Former Boyle County star Emmie Harris has learned how to adjust to various changes at Utah State

Emmie Harris (Utah State Athletics)


Emmie Harris admits she’s a little uncertain about what to do with herself.

The former Boyle County basketball, soccer and track standout has been back home for almost a month now after finishing her junior season on the Utah State basketball team after the school was closed by coronavirus.

“I think that if I don’t have to go back to school this will be the first time I have home this long since my senior year of high school,” Harris said. “They are going to re-evaluate soon to see what we might be able to do practice-wise but I am home until at least April 15 and probably longer.”

She’s had to adjust to all online classes and maintaining the high grade-point average she needs for medical school after graduation.

“I am glad I am at home dealing with these online classes but it sucks now being with my team. We have got a new coach and I have not got to meet her. That is not really good but we all have to do what is best to stay healthy,” Harris said.

Harris started 22 of 31 games last season and averaged 21.5 minutes, 3.8 points, 2.1 rebounds, 1.7 assists and 1.1 steals per game. Kayla Ard was named the new coach Monday after spending the last three seasons at the University of Denver where she was the associate head coach, recruiting coordinator and offensive coordinator.

Ard plans to play a more up tempo game than Harris played in high school or her first three years in college. Harris says she’s “grateful” she has found a gym here to work out most days and is finding ways to compensate for not having a weight room available.
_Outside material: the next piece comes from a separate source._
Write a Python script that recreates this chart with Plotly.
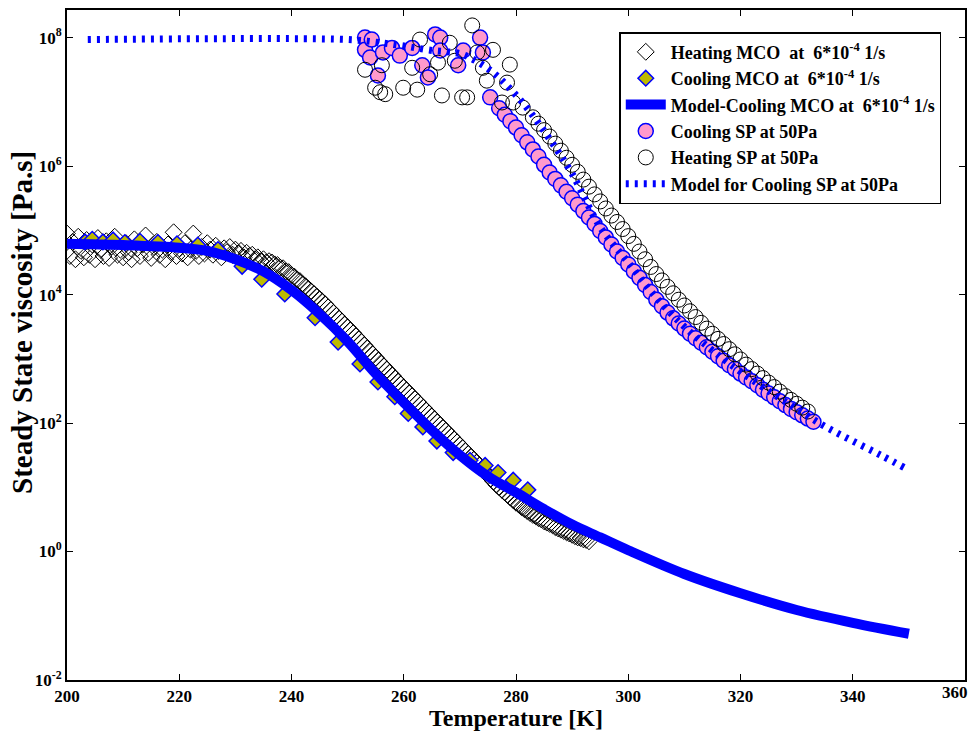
import numpy as np
import plotly.graph_objects as go

# ---------------- data (viscosity given as log10 of Pa.s) ----------------
heat_mco_T = [
    200.0, 200.5, 201.0, 201.5, 202.0, 202.5, 203.0, 203.5, 204.0, 204.5, 205.0, 205.5, 206.0, 206.5,
    207.0, 207.5, 208.0, 208.5, 209.0, 209.5, 210.0, 210.5, 211.0, 211.5, 212.0, 212.5, 213.0, 213.5,
    214.0, 214.5, 215.0, 215.5, 216.0, 216.5, 217.0, 217.5, 218.0, 218.5, 219.0, 219.5, 220.0, 220.5,
    221.0, 221.5, 222.0, 222.5, 223.0, 223.5, 224.0, 224.5, 225.0, 225.5, 226.0, 226.5, 227.0, 227.5,
    228.0, 228.5, 229.0, 229.5, 230.0, 230.5, 231.0, 231.5, 232.0, 232.5, 233.0, 233.5, 234.0, 234.5,
    235.0, 235.5,
    236.0, 236.5, 237.0, 237.5, 238.0, 238.5, 239.0, 239.5, 240.0, 240.5, 241.0, 241.5, 242.0, 242.5,
    243.0, 243.5, 244.0, 244.5, 245.0, 245.5, 246.0, 246.5, 247.0, 247.5, 248.0, 248.5, 249.0, 249.5,
    250.0, 250.5, 251.0, 251.5, 252.0, 252.5, 253.0, 253.5, 254.0, 254.5, 255.0, 255.5, 256.0, 256.5,
    257.0, 257.5, 258.0, 258.5, 259.0, 259.5, 260.0, 260.5, 261.0, 261.5, 262.0, 262.5, 263.0, 263.5,
    264.0, 264.5, 265.0, 265.5, 266.0, 266.5, 267.0, 267.5, 268.0, 268.5, 269.0, 269.5, 270.0, 270.5,
    271.0, 271.5, 272.0, 272.5, 273.0, 273.5, 274.0, 274.5, 275.0, 275.5, 276.0, 276.5, 277.0, 277.5,
    278.0, 278.5, 279.0, 279.5, 280.0, 280.5, 281.0, 281.5, 282.0, 282.5, 283.0, 283.5, 284.0, 284.5,
    285.0, 285.5, 286.0, 286.5, 287.0, 287.5, 288.0, 288.5, 289.0, 289.5, 290.0, 290.5, 291.0, 291.5,
    292.0, 292.5, 293.0,
]
heat_mco_log = [
    4.95, 4.60, 4.82, 4.55, 4.90, 4.68, 4.58, 4.85, 4.62, 4.78, 4.55, 4.88, 4.70, 4.60,
    4.83, 4.57, 4.75, 4.90, 4.62, 4.70, 4.58, 4.80, 4.66, 4.55, 4.86, 4.72, 4.60, 4.78,
    4.92, 4.65, 4.57, 4.74, 4.82, 4.62, 4.70, 4.55, 4.78, 4.66, 4.97, 4.60, 4.72, 4.64,
    4.80, 4.58, 4.70, 4.95, 4.68, 4.60, 4.74, 4.64, 4.80, 4.70, 4.62, 4.76, 4.68, 4.58,
    4.72, 4.66, 4.74, 4.62, 4.70, 4.64, 4.68, 4.58, 4.65, 4.60, 4.62, 4.55, 4.58, 4.52,
    4.55, 4.50,
    4.52, 4.50, 4.47, 4.46, 4.42, 4.41, 4.36, 4.35, 4.30, 4.28, 4.23, 4.21, 4.16, 4.13,
    4.09, 4.05, 4.01, 3.97, 3.93, 3.89, 3.85, 3.80, 3.76, 3.71, 3.67, 3.62, 3.58, 3.53,
    3.49, 3.44, 3.40, 3.35, 3.30, 3.26, 3.21, 3.16, 3.11, 3.07, 3.02, 2.97, 2.92, 2.88,
    2.83, 2.78, 2.74, 2.69, 2.64, 2.60, 2.55, 2.51, 2.46, 2.42, 2.37, 2.33, 2.28, 2.24,
    2.19, 2.15, 2.10, 2.06, 2.01, 1.97, 1.92, 1.88, 1.83, 1.79, 1.74, 1.70, 1.65, 1.61,
    1.56, 1.52, 1.47, 1.43, 1.38, 1.34, 1.29, 1.24, 1.19, 1.14, 1.09, 1.04, 1.00, 0.96,
    0.92, 0.88, 0.84, 0.80, 0.76, 0.73, 0.69, 0.66, 0.63, 0.60, 0.57, 0.55, 0.52, 0.50,
    0.47, 0.45, 0.43, 0.41, 0.38, 0.36, 0.34, 0.32, 0.30, 0.28, 0.26, 0.24, 0.22, 0.21,
    0.19, 0.18, 0.16,
]

cool_mco_T = [203.2, 204.5, 206.4, 208.2, 210.3, 213.0, 216.2, 219.6, 223.3, 226.9, 231.2, 234.7,
              238.8, 244.2, 248.3, 252.2, 255.4, 258.4, 260.8, 263.4, 265.9, 268.8, 271.8, 274.5,
              276.8, 279.5, 282.1]
cool_mco_log = [4.82, 4.86, 4.82, 4.85, 4.81, 4.83, 4.81, 4.79, 4.77, 4.70, 4.44, 4.24,
                4.01, 3.64, 3.26, 2.92, 2.64, 2.41, 2.15, 1.94, 1.72, 1.54, 1.42, 1.34,
                1.23, 1.11, 0.96]

model_mco_T = [200, 210, 220, 225, 230, 235, 240, 245, 250, 255, 260, 265, 270, 275, 280,
               285, 290, 295, 300, 310, 320, 330, 340, 350]
model_mco_log = [4.79, 4.77, 4.73, 4.68, 4.55, 4.36, 4.07, 3.70, 3.27, 2.77, 2.32, 1.89, 1.50,
                 1.17, 0.92, 0.66, 0.42, 0.22, 0.02, -0.35, -0.65, -0.91, -1.11, -1.28]

cool_sp_T = [253.1, 253.1, 254.0, 254.3, 255.4, 256.3, 257.9, 259.3, 261.5, 263.3, 264.3, 265.6,
             266.5, 266.5, 269.7, 270.6, 273.6, 274.1, 275.4, 277.0,
             278, 279, 280, 281, 282, 283, 284, 285, 286, 287, 288, 289, 290, 291, 292, 293,
             294, 295, 296, 297, 298, 299, 300, 301, 302, 303, 304, 305, 306, 307, 308, 309,
             310, 311, 312, 313, 314, 315, 316, 317, 318, 319, 320, 321, 322, 323, 324, 325,
             326, 327, 328, 329, 330, 331, 332, 333]
cool_sp_log = [8.00, 7.81, 7.69, 7.97, 7.41, 7.77, 7.84, 7.72, 7.84, 7.57, 7.38, 8.05,
               8.00, 7.80, 7.57, 7.80, 8.00, 7.77, 7.07, 6.90,
               6.80, 6.70, 6.60, 6.48, 6.37, 6.26, 6.15, 6.02, 5.90, 5.80, 5.70, 5.60, 5.50,
               5.40, 5.30, 5.20, 5.10, 4.99, 4.89, 4.78, 4.67, 4.57, 4.47, 4.36, 4.26, 4.15,
               4.04, 3.92, 3.82, 3.72, 3.63, 3.55, 3.47, 3.39, 3.32, 3.25, 3.18, 3.11, 3.04,
               2.97, 2.90, 2.84, 2.77, 2.71, 2.65, 2.59, 2.52, 2.46, 2.40, 2.34, 2.28, 2.22,
               2.17, 2.12, 2.07, 2.02]

heat_sp_T = [253.1, 254.9, 255.8, 256.1, 256.7, 259.9, 261.5, 262.4, 262.9, 264.7, 266.1, 266.8,
             268.2, 269.1, 270.4, 271.3, 272.2, 273.1, 274.1, 274.8, 275.9, 277.5, 278.4, 278.9,
             279.5, 281.2, 283.0,
             284, 285, 286, 287, 288, 289, 290, 291, 292, 293, 294, 295, 296, 297, 298, 299,
             300, 301, 302, 303, 304, 305, 306, 307, 308, 309, 310, 311, 312, 313, 314, 315,
             316, 317, 318, 319, 320, 321, 322, 323, 324, 325, 326, 327, 328, 329, 330, 331, 332]
heat_sp_log = [7.50, 7.22, 7.15, 7.57, 7.12, 7.22, 7.53, 7.19, 7.97, 7.43, 7.61, 7.10,
               7.92, 7.64, 7.07, 7.07, 8.19, 7.77, 7.53, 7.33, 7.81, 6.99, 7.30, 7.58,
               6.99, 6.91, 6.76,
               6.66, 6.56, 6.46, 6.35, 6.24, 6.13, 6.02, 5.91, 5.79, 5.68, 5.56, 5.45, 5.34,
               5.23, 5.13, 5.02, 4.91, 4.79, 4.67, 4.55, 4.43, 4.32, 4.22, 4.12, 4.02, 3.92,
               3.83, 3.74, 3.65, 3.56, 3.47, 3.39, 3.31, 3.23, 3.15, 3.07, 2.99, 2.91, 2.84,
               2.77, 2.70, 2.63, 2.56, 2.49, 2.42, 2.36, 2.30, 2.24, 2.18]

model_sp_T = [203.7, 250, 255, 260, 265, 270, 273, 276, 279, 282, 286, 290, 295, 300, 305,
              310, 315, 320, 325, 330, 335, 340, 345, 349.3]
model_sp_log = [7.97, 7.97, 7.93, 7.87, 7.80, 7.75, 7.63, 7.45, 7.20, 6.90, 6.42, 5.88, 5.05,
                4.50, 3.95, 3.50, 3.13, 2.80, 2.50, 2.22, 1.95, 1.72, 1.50, 1.30]

x_ticks = [200, 220, 240, 260, 280, 300, 320, 340, 360]
# the last label (360) sits at the very edge, so it is written as a separate annotation
x_tick_labels = ["200", "220", "240", "260", "280", "300", "320", "340", ""]
last_x_label = "360"
y_exponents = [-2, 0, 2, 4, 6, 8]

# ---------------- figure ----------------
NB = "\u00a0"
BLUE = "#0000FF"
SERIF = "Liberation Serif"


def pw(v):
    return np.power(10.0, np.array(v, dtype=float))


fig = go.Figure()
fig.add_trace(go.Scatter(
    x=heat_mco_T, y=pw(heat_mco_log), mode="markers",
    name=f"Heating MCO{NB} at{NB} 6*10<sup>-4</sup> 1/s",
    marker=dict(symbol="diamond-open", size=13, color="black", line=dict(width=1))))
fig.add_trace(go.Scatter(
    x=cool_mco_T, y=pw(cool_mco_log), mode="markers",
    name=f"Cooling MCO at{NB} 6*10<sup>-4</sup> 1/s",
    marker=dict(symbol="diamond", size=12, color="#BDBA00", line=dict(width=1.5, color=BLUE))))
fig.add_trace(go.Scatter(
    x=model_mco_T, y=pw(model_mco_log), mode="lines", line_shape="spline",
    name=f"Model-Cooling MCO at{NB} 6*10<sup>-4</sup> 1/s",
    line=dict(color=BLUE, width=10)))
fig.add_trace(go.Scatter(
    x=cool_sp_T, y=pw(cool_sp_log), mode="markers",
    name="Cooling SP at 50Pa",
    marker=dict(symbol="circle", size=15, color="#FF99CC", line=dict(width=1.5, color=BLUE))))
fig.add_trace(go.Scatter(
    x=heat_sp_T, y=pw(heat_sp_log), mode="markers",
    name="Heating SP at 50Pa",
    marker=dict(symbol="circle-open", size=15, color="black", line=dict(width=1))))
fig.add_trace(go.Scatter(
    x=model_sp_T, y=pw(model_sp_log), mode="lines", line_shape="spline",
    name="Model for Cooling SP at 50Pa",
    line=dict(color=BLUE, width=7, dash="3px,6px")))

axis_common = dict(showline=True, linecolor="black", linewidth=2, mirror="ticks",
                   ticks="inside", ticklen=6, tickwidth=1, tickcolor="black",
                   showgrid=False, zeroline=False)

fig.update_xaxes(range=[200, 360], tickvals=x_ticks, ticktext=x_tick_labels,
                 tickfont=dict(family=SERIF, size=17, weight="bold", color="black"),
                 title=dict(text="Temperature [K]", standoff=2,
                            font=dict(family=SERIF, size=24, weight="bold", color="black")),
                 **axis_common)
fig.update_yaxes(type="log", range=[-2, 8.43],
                 tickvals=[10.0 ** e for e in y_exponents],
                 ticktext=[f"10<sup>{e}</sup>" for e in y_exponents],
                 tickfont=dict(family=SERIF, size=17, weight="bold", color="black"),
                 **axis_common)

# y-axis title as a rotated annotation (placed slightly above plot centre, as in the original)
fig.add_annotation(text="Steady State viscosity [Pa.s]", textangle=-90,
                   xref="paper", yref="paper", x=-0.05, y=0.533,
                   xanchor="center", yanchor="middle", showarrow=False,
                   font=dict(family=SERIF, size=29, weight="bold", color="black"))
# last x tick label, pulled inside the page edge
fig.add_annotation(text=last_x_label, xref="paper", yref="paper", x=1, y=0,
                   xanchor="right", yanchor="top", xshift=5, yshift=-1, showarrow=False,
                   font=dict(family=SERIF, size=17, weight="bold", color="black"))

# The page body has an 8px default margin, so the figure is sized / offset to compensate.
fig.update_layout(
    width=969, height=723,
    margin=dict(l=59, r=12, t=0, b=51),
    plot_bgcolor="white", paper_bgcolor="white",
    font=dict(family=SERIF, color="black"),
    legend=dict(x=0.615, y=0.967, xanchor="left", yanchor="top",
                bordercolor="black", borderwidth=1.5, bgcolor="white",
                font=dict(family=SERIF, size=18, weight="bold", color="black"),
                itemwidth=40, tracegroupgap=0),
    showlegend=True,
)

fig.write_html("out.html")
“I would go nuts if I was not in the gym,” she said. “I can’t sit around and do nothing. I have a lot to work on. At the beginning of last season I kind of struggled from what I hoped I could do. I had to adjust throughout the year and become more of a facilitator. By the end of the season I was able to reach where I wanted to be. I wish I could have done it sooner but it’s all part of God’s plan. I just hope to carry all this over to my senior season and do what I am capable of doing and what they need me to do.”

The assistant coach who recruited her left after one season for Florida State. Her head coach the first two seasons had to take a medical leave and Utah State had an interim coach. Now she’ll have another head coach once she gets back to campus.

“I can’t worry about what I can’t control. I have to stay focused on what I can do for my team,” Harris said.

She’s staying in touch with teammates through group messaging and has “connected” with some friends here. She’s also spending a lot more time with family than she’s been able to the last three years.

“At first I thought all this might be over exaggerated. Then I realized it was about our safety and I would rather be safe than sorry because we still don’t know how extreme this is all going to be,” she said of the virus. “Don’t let the uncontrollable control you. I am just doing what everyone says to do and taking things day by day.”

Online classes and exams are a bit different than being a school where there is someone to monitor testing.

Her computer has a camera on the front that can detect eye moment to where “if you look away from the screen they may think you are cheating” because someone is watching.

“Before the test you have to scan your ID so they know it is you and then scan around the room so they know no one else is in there with you,” Harris said. “It’s kind of weird but you just have to get used to it and go on.”